Em abril de 2012, o então assessor especial da vice-governadora de Mato Grosso, Rowles Magalhães Pereira Silva, revelou ao UOL Esporte que o vencedor da licitação na capital de Mato Grosso seria o Consórcio VLT Cuiabá, isso um mês antes da conclusão do processo licitatório. Disse também que integrantes do governo do Estado teriam recebido R$ 80 milhões em propinas das empresas vencedoras. A proposta que venceu o certame é de cerca do dobro do custo inicialmente previsto pelo governo para a obra, que era de cerca de R$ 700 milhões. Três dias após a publicação da reportagem do UOL Esporte, Silva foi exonerado do cargo.
Mas o então assessor especial de Mato Grosso disse mais.
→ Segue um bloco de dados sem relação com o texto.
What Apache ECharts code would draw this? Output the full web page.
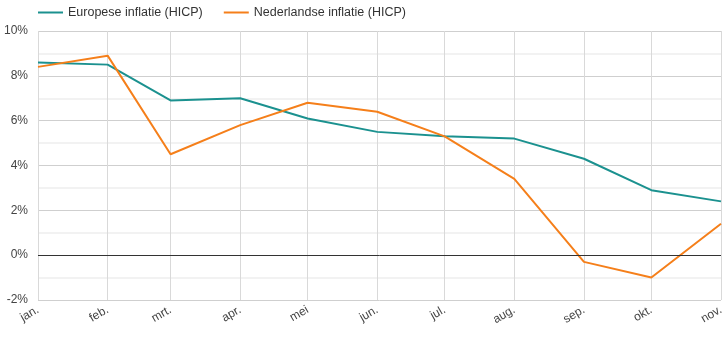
<!DOCTYPE html>
<html>
<head>
<meta charset="utf-8">
<script src="https://cdn.jsdelivr.net/npm/echarts@6/dist/echarts.min.js"></script>
<style>
  html, body { margin: 0; padding: 0; background: #fff; }
  #chart { width: 727px; height: 337px; }
</style>
</head>
<body>
<div id="chart"></div>
<script>
// Inflatie 2023, HICP, jaar-op-jaar (%)
const dates = ['2023-01-01', '2023-02-01', '2023-03-01', '2023-04-01', '2023-05-01', '2023-06-01',
               '2023-07-01', '2023-08-01', '2023-09-01', '2023-10-01', '2023-11-01'];
const monthLabels = ['jan.', 'feb.', 'mrt.', 'apr.', 'mei', 'jun.', 'jul.', 'aug.', 'sep.', 'okt.', 'nov.', 'dec.'];
const europe = [8.6, 8.5, 6.9, 7.0, 6.1, 5.5, 5.3, 5.2, 4.3, 2.9, 2.4];
const netherlands = [8.4, 8.9, 4.5, 5.8, 6.8, 6.4, 5.3, 3.4, -0.3, -1.0, 1.4];
const seriesNames = ['Europese inflatie (HICP)', 'Nederlandse inflatie (HICP)'];
const yTicks = { min: -2, max: 10, step: 2 };

const pair = (vals) => dates.map((d, i) => [d, vals[i]]);
const DAY = 86400000;

const chart = echarts.init(document.getElementById('chart'), null, { renderer: 'canvas' });
chart.setOption({
  animation: false,
  textStyle: { fontFamily: 'Liberation Sans, Arial, sans-serif' },
  legend: {
    left: 33,
    top: 1,
    itemWidth: 25,
    itemHeight: 2,
    itemGap: 21,
    icon: 'rect',
    textStyle: { fontSize: 12.5, color: '#333' },
    data: seriesNames
  },
  grid: { left: 38, right: 6, top: 31, bottom: 37, containLabel: false },
  xAxis: {
    type: 'time',
    min: dates[0],
    max: dates[dates.length - 1],
    splitNumber: 11,
    minInterval: 28 * DAY,
    maxInterval: 31 * DAY,
    axisLine: { show: false },
    axisTick: { show: false },
    splitLine: { show: true, lineStyle: { color: '#d9d9d9', width: 1 } },
    axisLabel: {
      rotate: 30,
      fontSize: 12,
      color: '#444',
      margin: 9,
      showMinLabel: true,
      showMaxLabel: true,
      hideOverlap: false,
      formatter: (v) => monthLabels[new Date(v).getMonth()]
    }
  },
  yAxis: {
    type: 'value',
    min: yTicks.min,
    max: yTicks.max,
    interval: yTicks.step,
    axisLine: { show: false },
    axisTick: { show: false },
    axisLabel: { fontSize: 12, color: '#444', margin: 10, formatter: '{value}%' },
    splitLine: { lineStyle: { color: '#cfcfcf', width: 1 } },
    minorTick: { show: false, splitNumber: 2 },
    minorSplitLine: { show: true, lineStyle: { color: '#f2f2f2', width: 2 } }
  },
  series: [
    {
      name: seriesNames[0],
      type: 'line',
      data: pair(europe),
      showSymbol: false,
      symbol: 'none',
      color: '#1b918f',
      lineStyle: { width: 2 },
      z: 3,
      markLine: {
        silent: true,
        symbol: 'none',
        label: { show: false },
        lineStyle: { color: '#333', width: 1, type: 'solid' },
        data: [{ yAxis: 0 }]
      }
    },
    {
      name: seriesNames[1],
      type: 'line',
      data: pair(netherlands),
      showSymbol: false,
      symbol: 'none',
      color: '#f57f1a',
      lineStyle: { width: 2 },
      z: 4
    }
  ]
});
</script>
</body>
</html>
Afirmou que revelou ao consórcio Transvia Cuiabá, formado pelas empresas S/A Paulista Construções e Comércio e Isolux Projetos e Instalações, entre outras, o valor da proposta que seria apresentada pelo consórcio VLT Cuiabá. Apesar disso, o Transvia Cuiabá ofereceu proposta superior à do concorrente, porque teria feito um acordo que envolve uma licitação da CPTM (Companhia Paulista de Trens Metropolitanos).
Vencedor era conhecido
Pela versão de Silva, para o consórcio VLT Cuiabá ganhar a licitação, a CAF teria permitido que a Isolux, outra das empresas suspeitas de participar do cartel e integrante de um consórcio concorrente na capital do MT, tomasse parte do grupo vencedor de uma licitação para a manutenção de trens da CPTM (Companhia Paulista de Trens Metropolitanos). Um dos consórcios derrotados contava com a Alstom, multinacional francesa também apontada como membro de cartel em São Paulo.
O promotor Clóvis de Almeida Júnior, do MP-MT (Ministério Público do Estado de Mato Grosso), que investiga o processo licitatório do VLT desde a reportagem publicada pelo UOL Esporte em agosto do ano passado, requerendo oficialmente ao Cade acesso à investigação para que seja apurado pela promotoria o suposto envolvimento na licitação de Cuiabá do cartel suspeito de atuar em SP. A solicitação foi feita por meio judicial, e não por meio de um simples pedido de seu gabinete ao Conselho, que já recusou o pedido do governo paulista de ter acesso ao material fruto da investigação.
A Polícia Federal do Mato Grosso, que já possui uma investigação aberta sobre o VLT de Cuiabá, informa que também irá requisitar informações ao Cade sobre o envolvimento do cartel na capital do Mato Grosso para acompanhar o caso.
Já a Polícia Civil do Estado de Mato Grosso, que também abriu inquérito para investigar a denúncia do ano passado, afirma estar em fase de conclusão das investigações, quando será proposto -- ou não -- o indiciamento de suspeitos.
Ritmo lento
Já no MPF-MT (Ministério Público Federal), o inquérito aberto há um ano para apurar a denúncia do UOL Esporte sobre o VLT de Cuiabá pouco andou. A procuradoria da República solicitou à Secopa-MT (Secretaria Extraordinária da Copa do Mundo no Mato Grosso) a documentação do processo de licitação da obra, para ver se há algum indício de fraudes ou irregularidades, mas a documentação ainda não foi analisada.
Fora isso, foi realizada apenas a tomada do depoimento de um dos supostos envolvidos no caso, o próprio Rowles Magalhães Pereira Silva. Ele teria negado todas as denúncias que fez em conversa gravada com a reportagem do UOL Esporte, afirmando que estava alcoolizado. O então assessor especial da vice-governadoria mato-grossense conversou com o UOL Esporte ao meio-dia de um sábado, em uma cafeteria da zona oeste de São Paulo que não vende bebida alcoólica.
O VLT de Cuiabá terá 22,2 km de extensão e ligará o CPA (Centro Político Administrativo) ao aeroporto internacional Marechal Rondón, e o bairro de Coxipó ao centro da cidade. Relatório do TC-MT (Tribunal de Contas do Mato Grosso) do início de agosto mostra que as obras estavam 35,48% concluídas até o final de junho. De acordo com o cronograma oficial, os trabalhos deveriam estar 63,40% concluídos nesta altura. O atraso é de 210 dias. Ate agora, já foram repassados ao consórcio R$ 524,2 milhões. Ao todo, de 27 obras em Cuiabá previstas para a Copa de 2014 (fora o VLT), 16 estão atrasadas. Algumas, como as trincheiras na Avenida Miguel Sutil, apresentam um atraso superior a 180 dias.
Procurados pela reportagem, tanto Secopa-MT como o Consórcio VLT Cuiabá não retornaram até o fechamento desta reportagem. As empresas citadas acima afirmam que colaboram com Cade nas investigações do suposto cartel.